Smith groaned. Then he said, "I have decided it would be politic to look into this."

"Chiun isn't going to like this," Remo warned.

Chiun, in the middle of unpacking a juice machine, straightened to demand, "What am I not going to like?"

Remo grinned and saw his chance. "Smitty wants us to look into the bug-eaters who are dying out in California," he said and waited for the wail of outraged complaint.

Instead, the Master of Sinanju said amiably, "Inform Emperor Smith that we will be happy to meet with the unfortunates who are reduced to eating bugs."

"We will?"

Chiun nodded. "Happily."

Remo glowered and said into the phone, "Just tell me what I absolutely have to know, Smitty."

"Their headquarters is called Nirvana West, which is a commune of sorts near the town of Ukiah, north of San Francisco. It was jointly founded by Brother Karl Sagacious and Theodore Soars-With-Eagles."

"Soars-With-Eagles?"

"He claims to be a Chinchilla Indian."

"Chinchilla?"

"According to the newspapers, that is his tribe's name. Although I must admit, his features do not appear very Indian."

"Wait a minute. Are we talking American Indian or East Indian?"

"American. "

"I played cowboys and Indians all over Newark as a kid, Smitty, and I never heard of any Chinchilla tribe. And whoever heard of an Indian brave named Theodore?"

"It's possible Theodore Soars-With-Eagles is a white man with some Chinchilla blood in him," said Smith.

"It's possible he's full of wampum too."

"There has been bad blood between the Sagacious faction and the Eagles faction of PAPA," Smith went on. "Eagles has ample motivation to have done away with Sagacious. Look into that angle, Remo. It may all be a tawdry power struggle in a fringe group. You will go in as investigators from the Food and Drug Administration, and mingle with the federal scientists who are already on site."

"Anything else?"

"Yes. Keep your expenditures to a minimum." And Harold Smith hung up.

Remo hung up too and turned in time to see the Master of Sinanju running a blob of Silly Putty through his juice machine.

"Since when are you all hot to watch a bunch of lunatics in their natural element?" he asked Chiun.

"Since I have gotten tired of watching the old lunatics," replied the Master of Sinanju, lifting the lid and looking in to see the interesting concoction he had just created.

Chapter 4

It had all started on the opening day of school.

Five-year-old Kevin O'Rourke had been looking forward to school for a long time-almost three weeks, since his mother had first sat him down to explain kindergarten to him.

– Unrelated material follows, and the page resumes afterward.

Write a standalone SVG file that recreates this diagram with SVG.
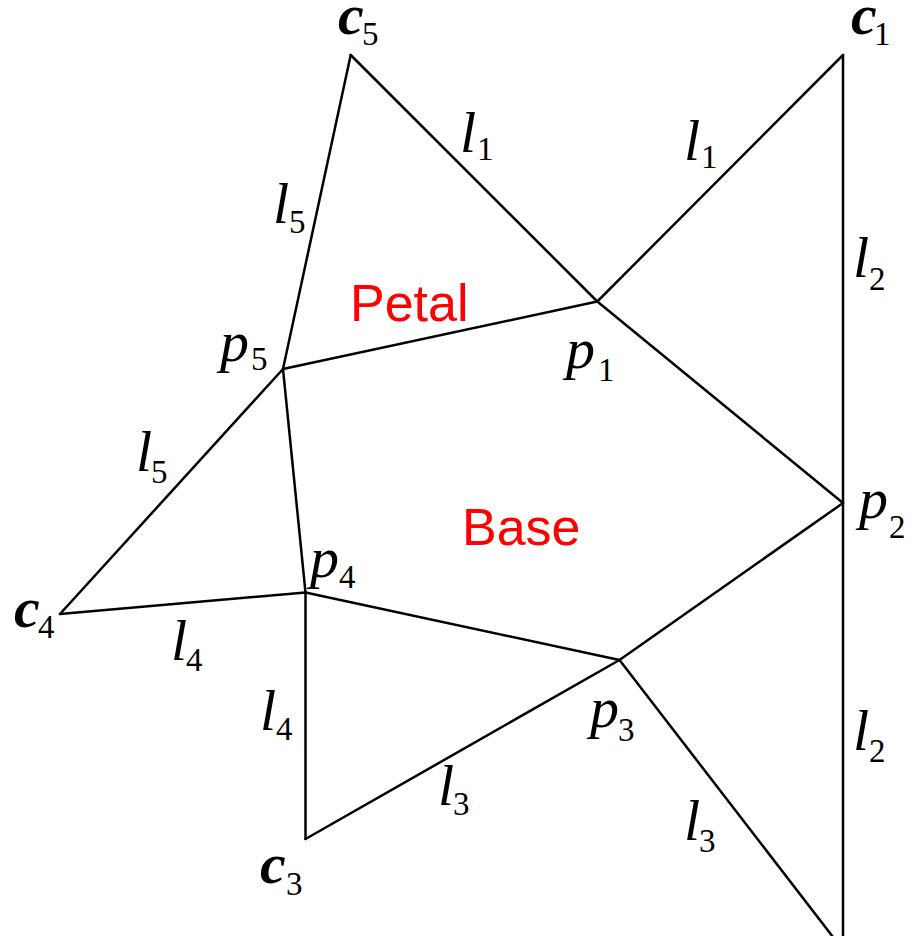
<svg xmlns="http://www.w3.org/2000/svg" width="912" height="936" viewBox="0 0 912 936">
<style>
.e{stroke:#000;stroke-width:2.5;fill:none;stroke-linecap:round}
.m{font-family:"Liberation Serif","Times New Roman",serif;font-style:italic;font-size:58px;fill:#000}
.c{font-weight:bold}
.s{font-style:normal;font-weight:normal;font-size:33px}
.r{font-family:"Liberation Sans",Arial,sans-serif;font-size:52px;fill:#ff0000}
</style>
<rect width="912" height="936" fill="#fff"/>
<g id="connectors">
<line class="e" x1="350.7" y1="55" x2="283" y2="369"/>
<line class="e" x1="350.7" y1="55" x2="597.3" y2="301.5"/>
<line class="e" x1="597.3" y1="301.5" x2="843" y2="503"/>
<line class="e" x1="843" y1="55" x2="597.3" y2="301.5"/>
<line class="e" x1="843" y1="55" x2="843" y2="940"/>
<line class="e" x1="283" y1="369" x2="597.3" y2="301.5"/>
<line class="e" x1="283" y1="369" x2="305.5" y2="592.5"/>
<line class="e" x1="283" y1="369" x2="60" y2="614"/>
<line class="e" x1="60" y1="614" x2="305.5" y2="592.5"/>
<line class="e" x1="305.5" y1="592.5" x2="619.5" y2="660"/>
<line class="e" x1="305.5" y1="592.5" x2="305.5" y2="839"/>
<line class="e" x1="305.5" y1="839" x2="619.5" y2="660"/>
<line class="e" x1="619.5" y1="660" x2="843" y2="503"/>
<line class="e" x1="619.5" y1="660" x2="843" y2="950"/>
<text class="m" x="460" y="152">l<tspan class="s" x="477" y="160">1</tspan></text>
<text class="m" x="684" y="160">l<tspan class="s" x="701" y="168">1</tspan></text>
<text class="m" x="273" y="223">l<tspan class="s" x="289" y="233">5</tspan></text>
<text class="m" x="853" y="277">l<tspan class="s" x="869" y="290">2</tspan></text>
<text class="m" x="136" y="471">l<tspan class="s" x="151" y="483">5</tspan></text>
<text class="m" x="171" y="660">l<tspan class="s" x="186" y="671">4</tspan></text>
<text class="m" x="260" y="730">l<tspan class="s" x="276" y="740">4</tspan></text>
<text class="m" x="438" y="805">l<tspan class="s" x="453" y="815">3</tspan></text>
<text class="m" x="684" y="840">l<tspan class="s" x="699" y="852">3</tspan></text>
<text class="m" x="853" y="750">l<tspan class="s" x="869" y="762">2</tspan></text>
</g>
<g id="c5"><text class="m c" x="338" y="34">c<tspan class="s" x="362" y="45">5</tspan></text></g>
<g id="c1"><text class="m c" x="851" y="34">c<tspan class="s" x="874" y="45">1</tspan></text></g>
<g id="c4"><text class="m c" x="14" y="627">c<tspan class="s" x="38" y="638">4</tspan></text></g>
<g id="c3"><text class="m c" x="260" y="883">c<tspan class="s" x="286" y="895">3</tspan></text></g>
<g id="p1"><text class="m" x="566" y="368">p<tspan class="s" x="598" y="381">1</tspan></text></g>
<g id="p5"><text class="m" x="220" y="361">p<tspan class="s" x="251" y="370">5</tspan></text></g>
<g id="p2"><text class="m" x="859" y="518">p<tspan class="s" x="889" y="538">2</tspan></text></g>
<g id="p4"><text class="m" x="310" y="577">p<tspan class="s" x="339" y="588">4</tspan></text></g>
<g id="p3"><text class="m" x="590" y="727">p<tspan class="s" x="618" y="741">3</tspan></text></g>
<g id="petal"><text class="r" x="350" y="321">Petal</text></g>
<g id="base"><text class="r" x="462" y="545">Base</text></g>
</svg>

Kevin O'Rourke was an exceptional child. All mothers think their offspring are exceptional. Mrs. Bernadette O'Rourke was no different. She thought young Kevin quite a lad. And he was the spitting image of his dear father, like herself a native-born Irishman, but who fought for his adopted country, the U.S.A., in the Gulf War and died in a Scud missile attack, God rest his soul.

Young Kevin looked exactly like Patrick-the young Patrick whom Bernadette could still conjure up in her mind's eye whenever she thought back to the tiny Irish village of Dingle where they had grown up together. Kevin had the same open face; what one day would be the same fierce Catholic faith, the same stubbornness, but also the same willingness to trust others.

He made her feel proud even through her sharp loss.

And so on the day she drove him to the Walter F. Mondale Grammar School in Minneapolis, Minnesota, Mrs. Bernadette O'Rourke rode on a cushion of air. Oh, she was not without motherly pangs. For one thing, there had been no one with whom to talk over her decision to send Kevin to a public school instead of Catholic school. It had been an economic decision, really. The truth was she was already working two jobs and didn't have even the modest tuition the parochial schools charged. There were scholarships, certainly. Unfortunately, they didn't have any for Americans like Kevin O'Rourke. He was the wrong color for scholarships.